### Task objective
Take the line containing "What matplotlib code", the line containing "0.1003, 0.1088, 0.1182, 0.129, 0.1497, 0.1635, 0.1635]", and all lines between them, and transcribe them exactly. Leave out pictures.
··· Available records
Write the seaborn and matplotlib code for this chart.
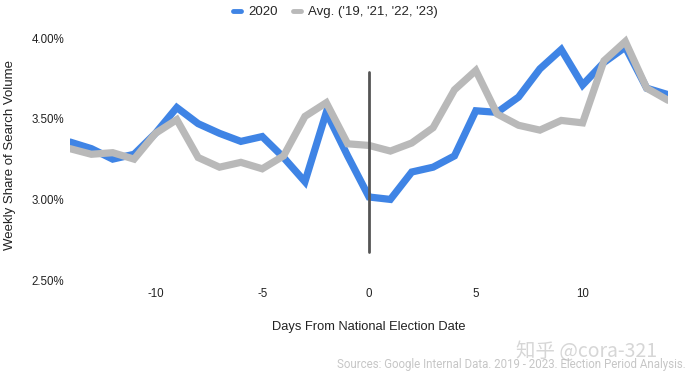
import matplotlib
matplotlib.use("Agg")
import matplotlib.pyplot as plt
import seaborn as sns
import pandas as pd
import numpy as np
from matplotlib.lines import Line2D

days = list(range(-14, 15))
series_2020 = [3.356, 3.315, 3.25, 3.28, 3.41, 3.57, 3.47, 3.41, 3.36, 3.39,
               3.26, 3.11, 3.54, 3.27, 3.015, 3.00, 3.17, 3.20, 3.27, 3.55,
               3.54, 3.635, 3.81, 3.93, 3.71, 3.85, 3.945, 3.69, 3.65]
series_avg = [3.315, 3.28, 3.29, 3.25, 3.41, 3.495, 3.26, 3.20, 3.23, 3.19,
              3.27, 3.515, 3.60, 3.345, 3.335, 3.30, 3.35, 3.445, 3.68, 3.80,
              3.53, 3.46, 3.43, 3.49, 3.475, 3.86, 3.98, 3.69, 3.615]
series_names = ["2020", "Avg. ('19, '21, '22, '23)"]
y_ticks = [2.5, 3.0, 3.5, 4.0]
y_tick_labels = ["2.50%", "3.00%", "3.50%", "4.00%"]
x_ticks = [-10, -5, 0, 5, 10]
x_tick_labels = ["-10", "-5", "0", "5", "10"]
election_line = [2.673, 3.79]

sns.set_theme(style="white")
plt.rcParams['font.family'] = ['Liberation Sans', 'DejaVu Sans']

df = pd.DataFrame({
    "day": days * 2,
    "value": series_2020 + series_avg,
    "series": [series_names[0]] * len(days) + [series_names[1]] * len(days),
})

blue = "#3f84e5"
gray = "#b9b9b9"

fig = plt.figure(figsize=(6.93, 3.82), dpi=100)
ax = fig.add_axes([0.101, 0.267, 0.863, 0.654])

sns.lineplot(data=df[df.series == series_names[0]], x="day", y="value",
             color=blue, linewidth=5.2, ax=ax, legend=False, solid_joinstyle="miter")
sns.lineplot(data=df[df.series == series_names[1]], x="day", y="value",
             color=gray, linewidth=5.2, ax=ax, legend=False, solid_joinstyle="miter")

ax.plot([0, 0], election_line, color="#555555", linewidth=2.0, zorder=5)

ax.set_xlim(-14, 14)
ax.set_ylim(2.5, 4.05)
ax.set_yticks(y_ticks)
ax.set_yticklabels(y_tick_labels)
ax.set_xticks(x_ticks)
ax.set_xticklabels(x_tick_labels)
ax.tick_params(axis="both", length=0, labelsize=8.3, colors="#222222")
ax.tick_params(axis="x", pad=6)
ax.tick_params(axis="y", pad=4)
for s in ax.spines.values():
    s.set_visible(False)
ax.grid(False)

ax.set_xlabel("Days From National Election Date", fontsize=9.3, color="#222222", labelpad=15)
ax.set_ylabel("Weekly Share of Search Volume", fontsize=9.5, color="#222222", labelpad=11)

handles = [Line2D([0], [0], color=blue, linewidth=3.5),
           Line2D([0], [0], color=gray, linewidth=3.5)]
fig.legend(handles, series_names, loc="center", bbox_to_anchor=(0.484, 0.968),
           ncol=2, frameon=False, fontsize=9.5, handlelength=0.6,
           handletextpad=0.5, columnspacing=1.2)

fig.text(0.989, 0.045, "Sources: Google Internal Data. 2019 - 2023. Election Period Analysis.",
         ha="right", va="center", fontsize=8.3, color="#c6c6c6", family=["Roboto", "DejaVu Sans"])
fig.text(0.745, 0.08, "知乎 @cora-321", ha="left", va="center", fontsize=14,
         color="#bbbbbb", alpha=0.6, family=["Noto Sans CJK SC", "DejaVu Sans"])

fig.savefig("out.png", dpi=100)
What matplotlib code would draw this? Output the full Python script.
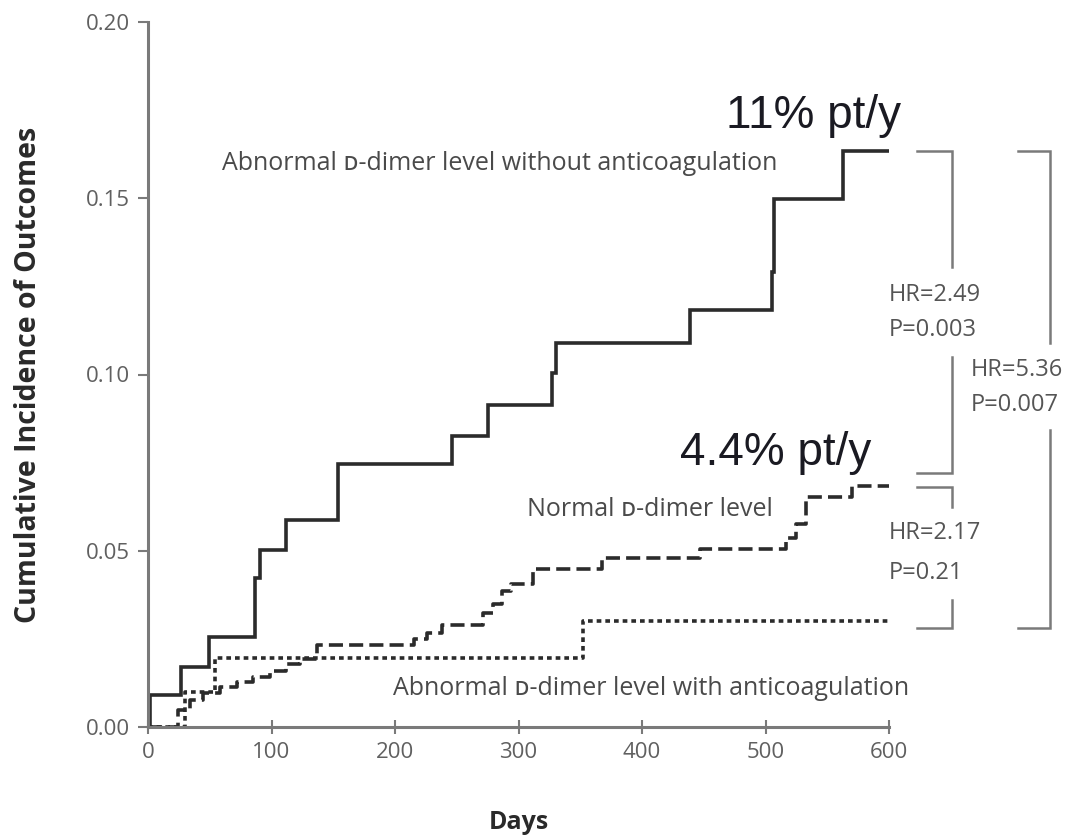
import matplotlib
matplotlib.use("Agg")
import matplotlib.pyplot as plt

# Kaplan-Meier style cumulative incidence
solid_days = [0, 2, 26.5, 49, 87, 91, 111.5, 153.6, 246, 275, 327, 330, 439, 505, 507, 563, 600]
solid_vals = [0, 0.009, 0.017, 0.0254, 0.0424, 0.0503, 0.0586, 0.0746, 0.0826, 0.0914,
              0.1003, 0.1088, 0.1182, 0.129, 0.1497, 0.1635, 0.1635]

normal_days = [0, 24, 34, 44.5, 58, 72, 85, 99, 112, 123, 137, 215, 226, 238, 271, 279,
               287, 294, 312, 368, 447, 517, 525, 533, 570, 600]
normal_vals = [0, 0.0048, 0.0076, 0.0096, 0.0113, 0.0127, 0.0141, 0.0158, 0.018, 0.0192,
               0.0232, 0.0251, 0.0268, 0.0288, 0.0322, 0.035, 0.0387, 0.0407, 0.0449,
               0.048, 0.0506, 0.0536, 0.0577, 0.0652, 0.0685, 0.0685]

anticoag_days = [0, 30, 54, 352, 600]
anticoag_vals = [0, 0.0098, 0.0197, 0.0302, 0.0302]

x_ticks = [0, 100, 200, 300, 400, 500, 600]
y_ticks = [0.00, 0.05, 0.10, 0.15, 0.20]

W, H = 1078, 839
LABEL_FONT = ["Open Sans", "DejaVu Sans"]
GREY = "#555555"
LINE = "#2b2b2b"
AXC = "#7a7a7a"

fig = plt.figure(figsize=(W / 100, H / 100), dpi=100)
ax = fig.add_axes([148 / W, (H - 727) / H, 741 / W, 705 / H])

ax.plot(solid_days, solid_vals, drawstyle="steps-post", color=LINE, lw=2.6,
        solid_joinstyle="miter")
ax.plot(normal_days, normal_vals, drawstyle="steps-post", color=LINE, lw=2.6,
        linestyle=(0, (3.9, 1.7)))
ax.plot(anticoag_days, anticoag_vals, drawstyle="steps-post", color=LINE, lw=2.6,
        linestyle=(0, (1.3, 1.1)))

ax.set_xlim(0, 600)
ax.set_ylim(0, 0.2)
ax.set_xticks(x_ticks)
ax.set_yticks(y_ticks)
ax.set_yticklabels([f"{v:.2f}" for v in y_ticks])
for s in ("top", "right"):
    ax.spines[s].set_visible(False)
for s in ("left", "bottom"):
    ax.spines[s].set_color(AXC)
    ax.spines[s].set_linewidth(2.2)
ax.tick_params(axis="y", direction="out", length=7, width=1.5, color=AXC,
               labelsize=16, labelcolor="#606060", pad=6)
ax.tick_params(axis="x", direction="inout", length=10, width=1.5, color=AXC,
               labelsize=16, labelcolor="#606060", pad=6)
for t in ax.get_xticklabels() + ax.get_yticklabels():
    t.set_family(LABEL_FONT)

ax.set_xlabel("Days", fontsize=18, fontweight="bold", color="#2a2a2a", family=LABEL_FONT)
ax.set_ylabel("Cumulative Incidence of Outcomes", fontsize=20.5, fontweight="bold",
              color="#2a2a2a", family=LABEL_FONT)
ax.xaxis.set_label_coords(0.5, -0.118)
ax.yaxis.set_label_coords(-0.142, 0.5)

# curve labels
lab = dict(fontsize=18, color="#4a4a4a", family=LABEL_FONT, va="center", clip_on=False)
ax.text(60, 0.160, "Abnormal ᴅ-dimer level without anticoagulation", **lab)
ax.text(307, 0.0616, "Normal ᴅ-dimer level", **lab)
ax.text(198, 0.011, "Abnormal ᴅ-dimer level with anticoagulation", **lab)

# event rates
big = dict(fontsize=33, color="#1a1a22", family=["Liberation Sans", "DejaVu Sans"],
           va="baseline", ha="left")
fig.text(726 / W, 1 - 128 / H, "11% pt/y", **big)
fig.text(680 / W, 1 - 465 / H, "4.4% pt/y", **big)

# comparison brackets
top = solid_vals[-1]
mid = normal_vals[-1]
low = anticoag_vals[-1] - 0.002
bk = dict(color=AXC, lw=1.8, clip_on=False, solid_joinstyle="miter")


def bracket(x0, x1, y_top, y_bot, gap_lo, gap_hi):
    ax.plot([x0, x1, x1], [y_top, y_top, gap_hi], **bk)
    ax.plot([x1, x1, x0], [gap_lo, y_bot, y_bot], **bk)


bracket(623, 651, top, mid + 0.0035, 0.105, 0.1305)
bracket(623, 651, mid - 0.0005, low, 0.036, 0.0624)
bracket(704.5, 730, top, low, 0.0843, 0.109)

hr = dict(fontsize=17, color=GREY, family=LABEL_FONT, va="center", ha="left", clip_on=False)
ax.text(600, 0.1225, "HR=2.49", **hr)
ax.text(600, 0.1126, "P=0.003", **hr)
ax.text(666, 0.1013, "HR=5.36", **hr)
ax.text(666, 0.0913, "P=0.007", **hr)
ax.text(600, 0.055, "HR=2.17", **hr)
ax.text(600, 0.0437, "P=0.21", **hr)

fig.savefig("out.png", dpi=100)
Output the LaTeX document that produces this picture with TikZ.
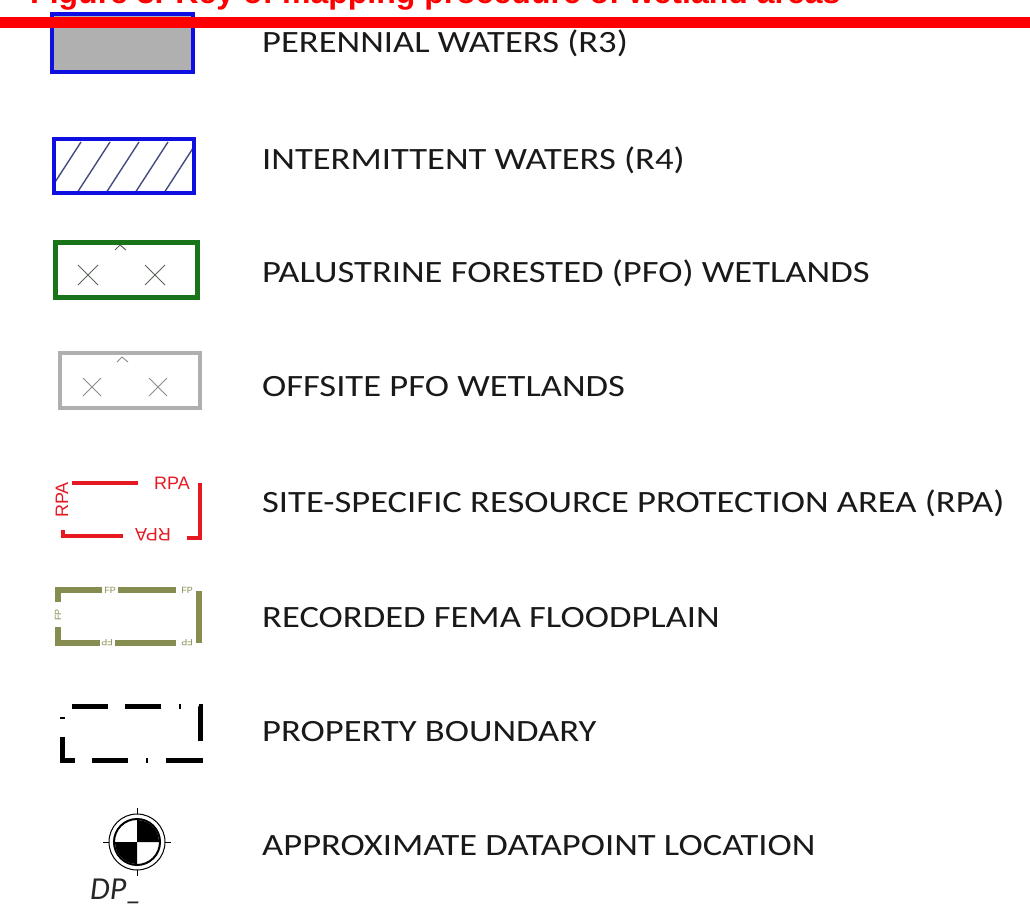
\documentclass[tikz,border=0pt]{standalone}
\usepackage{fontspec}
\setmainfont{Carlito}
\newfontfamily\lblfont{Carlito}[FakeStretch=1.18]
\newfontfamily\titlefont{Liberation Sans}
\newfontfamily\tagfont{Liberation Sans}
\definecolor{barred}{RGB}{255,0,0}
\definecolor{rpared}{RGB}{230,25,35}
\definecolor{fpolive}{RGB}{135,140,80}
\definecolor{pfogreen}{RGB}{25,115,25}
\definecolor{waterblue}{RGB}{15,15,225}
\definecolor{offgray}{RGB}{175,175,175}
\definecolor{markgray}{RGB}{90,100,90}

\begin{document}
\begin{tikzpicture}[x=1pt,y=-1pt,
    lbl/.style={anchor=base west,inner sep=0pt,text=black!90,font=\lblfont\fontsize{31}{31}\selectfont},
    rpa/.style={draw=rpared,line width=4pt},
    rpatag/.style={inner sep=0pt,text=rpared,font=\tagfont\fontsize{18}{18}\selectfont},
    fp/.style={draw=fpolive,line width=6pt},
    fptag/.style={inner sep=0pt,text=fpolive,font=\tagfont\fontsize{9}{9}\selectfont}]
  \useasboundingbox (0,0) rectangle (1030,920);

  % clipped title and rule
  \begin{scope}
    \clip (0,0) rectangle (1030,920);
    \node[anchor=base west,inner sep=0pt,text=barred,
      font=\titlefont\bfseries\fontsize{32}{32}\selectfont] (title) at (30,4)
      {Figure 3. Key of mapping procedure of wetland areas};
  \end{scope}

  % perennial waters
  \filldraw[draw=waterblue,fill=gray!62,line width=4pt] (52,14) rectangle (193,72);
  \fill[barred] (0,17) rectangle (1030,28);
  \node[lbl] (perLbl) at (262,53) {PERENNIAL WATERS (R3)};

  % intermittent waters
  \begin{scope}
    \clip (54,139) rectangle (194,193);
    \foreach \k in {-1,...,5}
      \draw[markgray!70!waterblue,line width=1.4pt] (48+\k*29,193) -- (81+\k*29,142);
  \end{scope}
  \draw[waterblue,line width=4pt] (54,139) rectangle (194,193);
  \node[lbl] (intLbl) at (262,170) {INTERMITTENT WATERS (R4)};

  % pfo wetlands
  \draw[pfogreen,line width=5pt] (55,242) rectangle (197,297);
  \draw[markgray,line width=1pt] (78,265) -- (98,285) (78,285) -- (98,265);
  \draw[markgray,line width=1pt] (145,265) -- (165,285) (145,285) -- (165,265);
  \draw[markgray,line width=1pt] (115,250) -- (120,245) -- (126,250);
  \node[lbl] (pfoLbl) at (262,282) {PALUSTRINE FORESTED (PFO) WETLANDS};

  % offsite pfo
  \draw[offgray,line width=4pt] (60,353) rectangle (200,408);
  \draw[offgray!80!black,line width=0.9pt] (83,378) -- (101,396) (83,396) -- (101,378);
  \draw[offgray!80!black,line width=0.9pt] (149,378) -- (167,396) (149,396) -- (167,378);
  \draw[offgray!80!black,line width=0.9pt] (117,362) -- (122,357) -- (128,362);
  \node[lbl] (offLbl) at (262,396) {OFFSITE PFO WETLANDS};

  % rpa
  \draw[rpa] (72,483) -- (138,483);
  \draw[rpa] (200,483) -- (200,538) -- (187,538);
  \draw[rpa] (63,530) -- (63,536) -- (123,536);
  \node[rpatag] (rpaTop) at (172,483) {RPA};
  \node[rpatag,rotate=180] (rpaBot) at (153,535) {RPA};
  \node[rpatag,rotate=90] (rpaLeft) at (62,500) {RPA};
  \node[lbl] (rpaLbl) at (262,512) {SITE-SPECIFIC RESOURCE PROTECTION AREA (RPA)};

  % fema floodplain
  \draw[fp] (58,602) -- (58,590) -- (102,590);
  \draw[fp] (118,590) -- (176,590);
  \draw[fp] (199,591) -- (199,643);
  \draw[fp] (58,627) -- (58,643) -- (100,643);
  \draw[fp] (115,643) -- (176,643);
  \node[fptag] (fpA) at (110,590) {FP};
  \node[fptag] (fpB) at (187,590) {FP};
  \node[fptag,rotate=90] (fpC) at (58,615) {FP};
  \node[fptag,rotate=180] (fpD) at (107,643) {FP};
  \node[fptag,rotate=180] (fpE) at (187,643) {FP};
  \node[lbl] (fpLbl) at (262,627) {RECORDED FEMA FLOODPLAIN};

  % property boundary
  \draw[line width=5pt,dash pattern=on 36pt off 17pt on 36pt off 18pt on 2pt off 18pt,
    dash phase=117pt] (62,706) -- (200,706) -- (200,760) -- (62,760) -- cycle;
  \node[lbl] (bndLbl) at (262,741) {PROPERTY BOUNDARY};

  % datapoint
  \coordinate (dp) at (137,842);
  \fill (dp) -- ++(22,0) arc (0:-90:22) -- cycle;
  \fill (dp) -- ++(-22,0) arc (180:90:22) -- cycle;
  \draw[line width=2pt] (dp) circle (23);
  \draw[line width=1pt] (dp) circle (28);
  \draw[line width=1pt] (dp) ++(0,-28) -- ++(0,-6) (dp) ++(0,28) -- ++(0,6)
    (dp) ++(-28,0) -- ++(-6,0) (dp) ++(28,0) -- ++(6,0);
  \node[anchor=base west,inner sep=0pt,font=\itshape\fontsize{32}{32}\selectfont,
    text=black!85] (dpTag) at (90,899) {DP\_};
  \node[lbl] (dpLbl) at (262,855) {APPROXIMATE DATAPOINT LOCATION};
\end{tikzpicture}
\end{document}
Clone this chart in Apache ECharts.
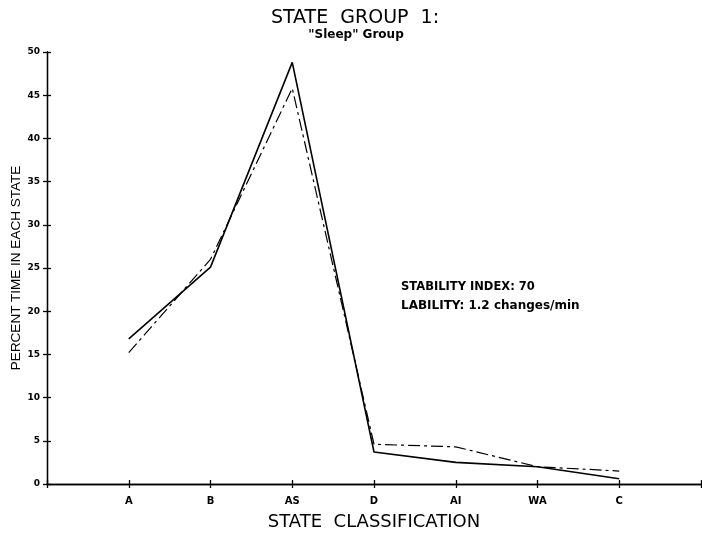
<!DOCTYPE html>
<html>
<head>
<meta charset="utf-8">
<script src="https://cdn.jsdelivr.net/npm/echarts@6/dist/echarts.min.js"></script>
<style>
  html, body { margin: 0; padding: 0; background: #fff; }
  #chart { width: 702px; height: 534px; }
</style>
</head>
<body>
<div id="chart"></div>
<script>
// State classifications along the horizontal axis
const states = ['A', 'B', 'AS', 'D', 'AI', 'WA', 'C'];
// Percent of time spent in each state
const solidSeries = [16.8, 25.1, 48.8, 3.7, 2.5, 2.0, 0.6];
const dashedSeries = [15.2, 26.0, 45.8, 4.6, 4.3, 2.0, 1.5];
// Tick values on the vertical axis
const yTicks = [0, 5, 10, 15, 20, 25, 30, 35, 40, 45, 50];

const chart = echarts.init(document.getElementById('chart'), null, { renderer: 'canvas' });

const toPoints = vals => vals.map((v, i) => [i + 1, v]);
const boldFont = { fontFamily: 'DejaVu Sans, sans-serif', fontWeight: 'bold', color: '#000' };

const baseX = {
  type: 'value', min: 0, max: states.length + 1, interval: 1,
  axisLine: { show: true, lineStyle: { color: '#000', width: 1.3 } },
  splitLine: { show: false }
};
const baseY = {
  type: 'value', min: yTicks[0], max: yTicks[yTicks.length - 1], interval: 5,
  axisLine: { show: true, lineStyle: { color: '#000', width: 1.3 } },
  splitLine: { show: false }
};

chart.setOption({
  animation: false,
  backgroundColor: '#fff',
  title: [
    {
      text: 'STATE  GROUP  1:', left: 350, top: 4, textAlign: 'center',
      textStyle: { fontFamily: 'DejaVu Sans, sans-serif', fontWeight: 'normal', fontSize: 19, color: '#000' }
    },
    {
      text: '"Sleep" Group', left: 351, top: 24, textAlign: 'center',
      textStyle: { fontFamily: 'DejaVu Sans, sans-serif', fontWeight: 'bold', fontSize: 12, color: '#000' }
    }
  ],
  grid: { left: 47, right: 1, top: 52, bottom: 50, containLabel: false, outerBoundsMode: 'none' },
  xAxis: [
    Object.assign({}, baseX, {
      axisTick: { show: true, length: 4, lineStyle: { color: '#000', width: 1.3 } },
      axisLabel: {
        show: true, margin: 12, fontSize: 10, ...boldFont,
        formatter: v => (v >= 1 && v <= states.length) ? states[v - 1] : ''
      },
      name: 'STATE  CLASSIFICATION', nameLocation: 'middle', nameGap: 29, nameMoveOverlap: false,
      nameTextStyle: { fontFamily: 'DejaVu Sans, sans-serif', fontSize: 18, color: '#000' }
    }),
    Object.assign({}, baseX, {
      position: 'bottom',
      axisTick: { show: true, inside: true, length: 4, lineStyle: { color: '#000', width: 1.3 } },
      axisLabel: { show: false }
    })
  ],
  yAxis: [
    Object.assign({}, baseY, {
      axisTick: { show: true, length: 4, lineStyle: { color: '#000', width: 1.3 } },
      axisLabel: { show: true, margin: 7, fontSize: 9, ...boldFont },
      name: 'PERCENT TIME IN EACH STATE', nameLocation: 'middle', nameGap: 24, nameRotate: 90,
      nameMoveOverlap: false,
      nameTextStyle: { fontFamily: 'Liberation Sans, Arial, sans-serif', fontSize: 13.5, color: '#000' }
    }),
    Object.assign({}, baseY, {
      position: 'left',
      axisTick: { show: true, inside: true, length: 4, lineStyle: { color: '#000', width: 1.3 } },
      axisLabel: { show: false }
    })
  ],
  graphic: [
    {
      type: 'text', left: 401, top: 281,
      style: { text: 'STABILITY INDEX: 70', font: 'bold 11.5px DejaVu Sans, sans-serif', fill: '#000' }
    },
    {
      type: 'text', left: 401, top: 300,
      style: { text: 'LABILITY: 1.2 changes/min', font: 'bold 12px DejaVu Sans, sans-serif', fill: '#000' }
    }
  ],
  series: [
    {
      type: 'line', name: 'solid', data: toPoints(solidSeries),
      showSymbol: false, symbol: 'none',
      lineStyle: { color: '#000', width: 1.6, type: 'solid' }
    },
    {
      type: 'line', name: 'dashed', data: toPoints(dashedSeries),
      showSymbol: false, symbol: 'none',
      lineStyle: { color: '#000', width: 1.2, type: [12, 4, 3, 4] }
    }
  ]
});
</script>
</body>
</html>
······
### The result
What matplotlib code would draw this? Output the full Python script.
import matplotlib
matplotlib.use("Agg")
import matplotlib.pyplot as plt

# Kaplan-Meier style cumulative incidence
solid_days = [0, 2, 26.5, 49, 87, 91, 111.5, 153.6, 246, 275, 327, 330, 439, 505, 507, 563, 600]
solid_vals = [0, 0.009, 0.017, 0.0254, 0.0424, 0.0503, 0.0586, 0.0746, 0.0826, 0.0914,
              0.1003, 0.1088, 0.1182, 0.129, 0.1497, 0.1635, 0.1635]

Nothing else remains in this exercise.